Count how many lines hold the string "matplotlib". Answer with that number and nothing more.

+ + +

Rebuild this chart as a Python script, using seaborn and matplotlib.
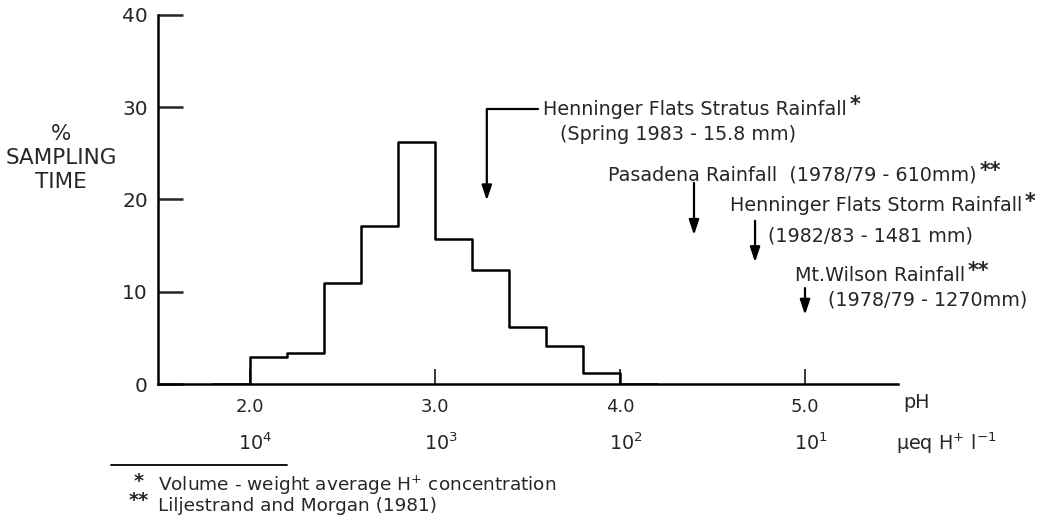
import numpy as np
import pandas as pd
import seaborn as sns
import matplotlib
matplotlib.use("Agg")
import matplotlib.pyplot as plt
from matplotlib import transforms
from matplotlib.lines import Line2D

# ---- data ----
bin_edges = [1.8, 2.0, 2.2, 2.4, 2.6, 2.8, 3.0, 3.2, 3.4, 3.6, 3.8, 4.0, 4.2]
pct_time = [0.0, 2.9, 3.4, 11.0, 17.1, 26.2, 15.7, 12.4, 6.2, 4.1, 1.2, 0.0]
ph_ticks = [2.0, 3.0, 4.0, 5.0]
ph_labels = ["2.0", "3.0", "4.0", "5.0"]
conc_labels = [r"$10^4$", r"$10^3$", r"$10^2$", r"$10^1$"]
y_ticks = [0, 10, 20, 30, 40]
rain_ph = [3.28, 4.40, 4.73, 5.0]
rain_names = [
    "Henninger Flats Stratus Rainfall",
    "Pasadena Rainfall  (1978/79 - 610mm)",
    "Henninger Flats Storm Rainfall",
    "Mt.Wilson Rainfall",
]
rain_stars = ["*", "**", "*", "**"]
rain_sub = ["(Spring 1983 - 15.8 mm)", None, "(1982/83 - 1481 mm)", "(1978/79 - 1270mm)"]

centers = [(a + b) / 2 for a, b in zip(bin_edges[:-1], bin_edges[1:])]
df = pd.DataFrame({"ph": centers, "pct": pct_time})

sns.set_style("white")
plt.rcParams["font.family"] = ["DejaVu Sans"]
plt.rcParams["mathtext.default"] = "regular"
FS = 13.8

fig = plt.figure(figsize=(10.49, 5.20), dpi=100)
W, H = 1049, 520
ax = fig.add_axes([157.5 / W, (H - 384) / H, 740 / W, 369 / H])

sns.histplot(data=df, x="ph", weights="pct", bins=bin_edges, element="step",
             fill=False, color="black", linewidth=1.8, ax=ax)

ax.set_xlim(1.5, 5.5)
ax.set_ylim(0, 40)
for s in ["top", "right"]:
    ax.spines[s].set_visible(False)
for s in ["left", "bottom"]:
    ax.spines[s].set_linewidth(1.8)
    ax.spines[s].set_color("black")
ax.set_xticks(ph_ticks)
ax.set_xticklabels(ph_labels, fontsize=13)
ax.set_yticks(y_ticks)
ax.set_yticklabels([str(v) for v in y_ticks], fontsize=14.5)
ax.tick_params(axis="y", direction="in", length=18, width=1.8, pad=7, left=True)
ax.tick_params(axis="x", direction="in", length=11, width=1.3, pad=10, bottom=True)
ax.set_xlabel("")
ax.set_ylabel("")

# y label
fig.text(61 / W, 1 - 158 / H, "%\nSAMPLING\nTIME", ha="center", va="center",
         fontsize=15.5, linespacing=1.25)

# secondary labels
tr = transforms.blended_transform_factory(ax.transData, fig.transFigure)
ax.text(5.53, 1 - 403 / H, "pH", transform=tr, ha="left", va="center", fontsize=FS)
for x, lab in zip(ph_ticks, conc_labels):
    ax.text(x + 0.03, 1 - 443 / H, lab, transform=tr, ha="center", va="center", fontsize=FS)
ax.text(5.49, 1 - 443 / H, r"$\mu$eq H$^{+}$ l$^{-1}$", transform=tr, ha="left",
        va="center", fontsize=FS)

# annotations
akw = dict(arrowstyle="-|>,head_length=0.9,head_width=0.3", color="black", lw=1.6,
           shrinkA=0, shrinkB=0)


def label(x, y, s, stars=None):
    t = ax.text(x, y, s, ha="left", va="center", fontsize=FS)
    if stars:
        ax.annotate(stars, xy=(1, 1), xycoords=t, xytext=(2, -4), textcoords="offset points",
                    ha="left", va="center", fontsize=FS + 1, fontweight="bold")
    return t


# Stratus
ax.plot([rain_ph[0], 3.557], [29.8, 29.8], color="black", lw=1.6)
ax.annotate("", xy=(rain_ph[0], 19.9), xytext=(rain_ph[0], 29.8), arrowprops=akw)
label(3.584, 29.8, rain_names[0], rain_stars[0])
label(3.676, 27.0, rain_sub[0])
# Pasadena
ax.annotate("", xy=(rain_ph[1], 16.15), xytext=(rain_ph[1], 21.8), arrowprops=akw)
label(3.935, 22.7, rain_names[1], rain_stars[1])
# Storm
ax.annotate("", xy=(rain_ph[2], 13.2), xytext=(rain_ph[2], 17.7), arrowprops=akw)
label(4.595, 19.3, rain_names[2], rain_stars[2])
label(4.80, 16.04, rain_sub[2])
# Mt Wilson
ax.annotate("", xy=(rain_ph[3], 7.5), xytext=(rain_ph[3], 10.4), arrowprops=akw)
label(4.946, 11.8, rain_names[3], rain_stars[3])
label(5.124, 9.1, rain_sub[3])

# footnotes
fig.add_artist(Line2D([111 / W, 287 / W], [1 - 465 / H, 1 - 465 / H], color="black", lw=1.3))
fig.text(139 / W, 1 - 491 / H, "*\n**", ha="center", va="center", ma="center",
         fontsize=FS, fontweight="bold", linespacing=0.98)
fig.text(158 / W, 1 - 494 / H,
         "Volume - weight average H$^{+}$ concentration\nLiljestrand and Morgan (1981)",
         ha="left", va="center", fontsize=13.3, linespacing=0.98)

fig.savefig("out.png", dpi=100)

+ + +

PROBLEM SOLUTION: 6